3. AI-powered social engineering increases success rates
AI-enabled phishing and voice phishing attacks are increasingly effective because they target human trust rather than technical vulnerabilities. Voice cloning and highly personalized lures are becoming mainstream tools for threat actors.
Researchers expect a sharp increase in AI-driven vishing campaigns in 2026, particularly targeting executives and IT staff to bypass multi-factor authentication.
4. AI agents redefine identity and access management
Organizations are rapidly adopting AI agents to execute workflows autonomously. Traditional identity frameworks were not designed for non-human actors making decisions.
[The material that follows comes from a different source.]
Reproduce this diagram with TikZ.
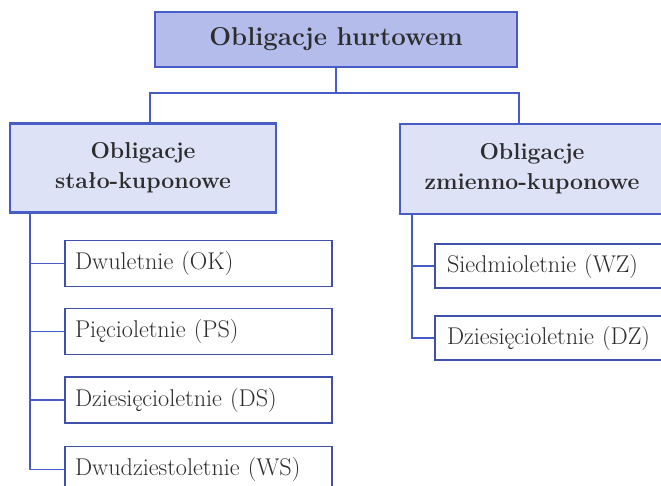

Google Cloud forecasts the rise of agentic identity management in 2026, where AI agents are treated as distinct digital identities requiring continuous risk evaluation and least-privilege enforcement.
5. Shadow AI evolves into a shadow agent crisis
Employees are increasingly deploying unsanctioned AI agents for productivity, creating invisible data pipelines and compliance risks.
Security leaders expect shadow agent risks to surpass traditional shadow IT concerns by 2026 due to the autonomous nature of AI agents and lack of visibility.
6. AI transforms security operations centers
By 2026, security analysts are expected to rely heavily on AI agents to correlate alerts, generate case summaries, and recommend response actions.
The agentic SOC model enables analysts to reduce response times from hours to minutes by automating data correlation across petabytes of telemetry.
7. Ransomware and data extortion continue to dominate cybercrime
Ransomware combined with data theft remains the most financially disruptive cyber threat globally, with cascading impacts across supply chains.
In the first quarter of 2025 alone, 2,302 victims were listed on ransomware data leak sites, the highest quarterly figure recorded since tracking began in 2020.
8. Cybercrime moves on-chain using blockchain infrastructure
Threat actors are increasingly leveraging blockchain technologies for command-and-control, data exfiltration, and monetization.
Analysts expect cybercriminal operations to increasingly migrate core components onto public blockchains, complicating takedown efforts but leaving permanent forensic trails.
9. Virtualization infrastructure becomes a high-impact target
Attackers are shifting focus from endpoints to hypervisors and virtualization platforms, where security visibility is limited and impact is systemic.
A single hypervisor compromise can render hundreds of virtual machines inoperable within hours, significantly faster than traditional endpoint ransomware propagation.
10. Nation-state threats remain persistent and stealthy
Nation-state actors from Russia, China, Iran, and North Korea continue long-term espionage, influence operations, and financially motivated attacks.
China-nexus cyber operations are expected to continue surpassing all other nation states in volume, with sustained targeting of edge devices and third-party providers.
Conclusion
Cybersecurity in 2026 will be defined by AI acceleration, ransomware scale, and long-dwell nation-state intrusions. Data from Google Cloud and Mandiant underscores the need for CSOs to prioritize AI governance, infrastructure security, and operational resilience. Organizations that fail to adapt to these data-backed realities risk falling behind attackers who are already operating at machine speed.